Since then, Jaschko and Stefaner have held two workshops, in Helsinki and Barcelona. They invited students to work with both a chef and a local data expert to turn their visualizations into Data Cuisine.

Properly done, Data Cuisine isn't meant to be a matter of just using a meal's surface appearance to "paint" a visualization. Rather, the taste, smell, and texture of the dish itself should be used as primary visualization tools and are every bit as important as the dish's appearance.

"When you think about it, all the different smells and textures and ingredients in a dish already mean something to us," Stefaner says. We each have mental associations with our food: The smell of curry might remind you of India, while the taste of cinnamon sugar might transport you back into your grandmother's kitchen.
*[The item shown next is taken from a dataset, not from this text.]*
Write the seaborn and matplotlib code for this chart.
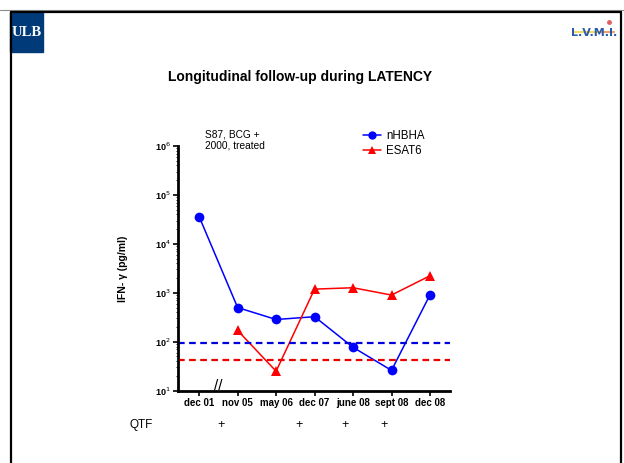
import matplotlib
matplotlib.use("Agg")
import matplotlib.pyplot as plt
import matplotlib.ticker as mticker
from matplotlib.patches import Rectangle
from matplotlib.lines import Line2D
import seaborn as sns
import pandas as pd
import numpy as np

# ---- data ----
timepoints = ["dec 01", "nov 05", "may 06", "dec 07", "june 08", "sept 08", "dec 08"]
nhbha = [36000, 500, 285, 325, 77, 26, 910]
esat6 = [None, 170, 25, 1190, 1270, 900, 2230]
cutoff_nhbha = 95
cutoff_esat6 = 42
qtf_labels = ["+", "", "", "+", "+", "+", ""]
ytick_labels = ["10$^1$", "10$^2$", "10$^3$", "10$^4$", "10$^5$", "10$^6$"]

rows = []
for i, t in enumerate(timepoints):
    rows.append({"pos": i, "time": t, "value": nhbha[i], "antigen": "nHBHA"})
    if esat6[i] is not None:
        rows.append({"pos": i, "time": t, "value": esat6[i], "antigen": "ESAT6"})
df = pd.DataFrame(rows)

sns.set_theme(style="white")
plt.rcParams["font.family"] = ["Liberation Sans", "DejaVu Sans"]
for k in ["text.color", "axes.labelcolor", "xtick.color", "ytick.color"]:
    plt.rcParams[k] = "black"

W, H = 624, 463
fig = plt.figure(figsize=(W / 100, H / 100), dpi=100)

ax = fig.add_axes([178 / W, 1 - 390.7 / H, (450 - 178) / W, (390.7 - 146) / H])

palette = {"nHBHA": "#0000ff", "ESAT6": "#ff0000"}
markers = {"nHBHA": "o", "ESAT6": "^"}
sns.lineplot(data=df, x="pos", y="value", hue="antigen", style="antigen",
             palette=palette, markers=markers, dashes=False, markersize=7,
             markeredgewidth=0, linewidth=1.1, ax=ax, legend=False, sort=False)

ax.set_yscale("log")
ax.set_ylim(10, 1e6)
ax.set_xlim(-0.55, 6.52)

ax.axhline(cutoff_nhbha, color="#0000dd", lw=1.6, ls=(0, (3, 2)))
ax.axhline(cutoff_esat6, color="#ee0000", lw=1.6, ls=(0, (3, 2)))

ax.set_xticks(range(len(timepoints)))
ax.set_xticklabels(timepoints, fontsize=7, fontweight="bold")
ax.set_yticks([10, 1e2, 1e3, 1e4, 1e5, 1e6])
ax.set_yticklabels(ytick_labels, fontsize=6.5, fontweight="bold")
ax.yaxis.set_minor_locator(mticker.LogLocator(base=10, subs=np.arange(2, 10)))
ax.yaxis.set_minor_formatter(mticker.NullFormatter())
ax.tick_params(axis="both", which="major", direction="out", length=3.5, width=1.2,
               colors="black", left=True, bottom=True, pad=2)
ax.tick_params(axis="y", which="minor", direction="out", length=1.8, width=0.6, left=True,
               colors="black")
for s in ["top", "right"]:
    ax.spines[s].set_visible(False)
for s in ["left", "bottom"]:
    ax.spines[s].set_color("black")
    ax.spines[s].set_linewidth(2)
ax.set_xlabel("")
ax.set_ylabel("IFN- γ (pg/ml)", fontsize=7.5, fontweight="bold", labelpad=19, color="black")
ax.set_facecolor("white")

# axis break mark
ax.text(0.5, 12.5, "//", ha="center", va="center", fontsize=11, color="black")

# annotation
fig.text(205 / W, 1 - 140 / H, "S87, BCG +\n2000, treated", fontsize=7.3,
         ha="left", va="center", linespacing=1.1, color="black")

# legend
handles = [Line2D([], [], color="#0000ff", marker="o", markersize=6, markeredgewidth=0, lw=1.1),
           Line2D([], [], color="#ff0000", marker="^", markersize=6, markeredgewidth=0, lw=1.1)]
leg = fig.legend(handles, ["nHBHA", "ESAT6"], loc="upper left",
                 bbox_to_anchor=(357 / W, 1 - 124 / H), frameon=False, fontsize=8.3,
                 handlelength=1.6, handletextpad=0.4, labelspacing=0.3, borderpad=0)
for t in leg.get_texts():
    t.set_color("black")

# title
fig.text(300 / W, 1 - 77 / H, "Longitudinal follow-up during LATENCY",
         fontsize=10, fontweight="bold", ha="center", va="center", color="black")

# QTF row
fig.text(129 / W, 1 - 425 / H, "QTF", fontsize=8.5, ha="left", va="center", color="black")
qtf_x = [221, 260, 276, 299, 345, 384, 430]
for xq, lab in zip(qtf_x, qtf_labels):
    if lab:
        fig.text(xq / W, 1 - 425 / H, lab, fontsize=9, ha="center", va="center", color="black")

# slide frame
fig.add_artist(Line2D([0.0, 1.0], [1 - 9.5 / H, 1 - 9.5 / H], color="#888888", lw=0.8,
                      transform=fig.transFigure))
fig.add_artist(Line2D([11 / W, 621 / W], [1 - 12 / H, 1 - 12 / H], color="black", lw=1.6,
                      transform=fig.transFigure))
fig.add_artist(Line2D([11 / W, 11 / W], [0, 1 - 12 / H], color="black", lw=1.6,
                      transform=fig.transFigure))
fig.add_artist(Line2D([621 / W, 621 / W], [0, 1 - 12 / H], color="black", lw=1.6,
                      transform=fig.transFigure))

# ULB logo
fig.add_artist(Rectangle((10 / W, 1 - 52 / H), 33 / W, 40 / H, color="#003a78",
                         transform=fig.transFigure))
fig.text(26.5 / W, 1 - 32 / H, "ULB", color="white", fontsize=10.5, fontweight="bold",
         family="Liberation Serif", ha="center", va="center")

# LVMI logo
fig.add_artist(Line2D([573 / W, 614 / W], [1 - 32 / H, 1 - 32 / H], color="#f5d96b", lw=1.5,
                      transform=fig.transFigure))
fig.add_artist(Line2D([600 / W, 614 / W], [1 - 32 / H, 1 - 32 / H], color="#f0a070", lw=1.5,
                      transform=fig.transFigure))
fig.text(594 / W, 1 - 33 / H, "L.V.M.I.", color="#2a5aa8", fontsize=8, fontweight="bold",
         family="DejaVu Sans Condensed", ha="center", va="center")
fig.add_artist(Line2D([608.5 / W], [1 - 22 / H], color="#e06060", marker="o", markersize=3.5,
                      markeredgewidth=0, transform=fig.transFigure))

fig.savefig("out.png", dpi=100, facecolor="white")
Food comes with a lot of associations for us, besides just the way it looks, so Data Cuisine uses our full palette of culinary associations to get its visualizations across. "The concept works best if the actual experience of eating is what makes your point," he explains.

Jaschko offers a good example of this principle in action: a lasagna that was made during the Helsinki workshop, called "Spiced Foreigners Between Pasta." The dish visualizes the increase in ethnic diversity in Finland: From left to right, each bite gets spicier, showing how immigration has diversified what was (not too long ago) formerly a bland and homogenous country.

In Barcelona, a data-visualizing gourmet who was upset about cuts to the nation's science funding, baked two traditional Spanish almond cakes, or Tarta de Santiago. One "non-science" cake was made with 34% less sugar than the other, representing the exact percentage of funding that has been cut from Spain's science budget in the past two years. The other cake was (naturally) sweeter, and because it was prepared using a number of scientific techniques (such as foaming the dough with a siphon or microwaving it for 45 seconds), it looked and tasted better, too.

Which brings up another central tenet of Data Cuisine: As long as it doesn't make you sick, anything goes. "Edibility is entirely optional," Jaschko says, laughing. "In Finland, for example, someone visualized the relationship between alcoholism and suicide rates as a Suicide Cocktail. It tasted awful, but if it tasted good, it wouldn't make any sense."

Data Cuisine might seem like a novelty, but Stefaner thinks Data Cuisine has one big advantage that traditional data viz doesn't: intimacy with the data itself. "If you eat something, you get a much deeper connection than if you just see it," Stefaner asserts. Eat a layered Russian salad in which the stacked ingredients reflect Finland's 2011 crime rates, Stefaner says, and you'll never forget those statistics again.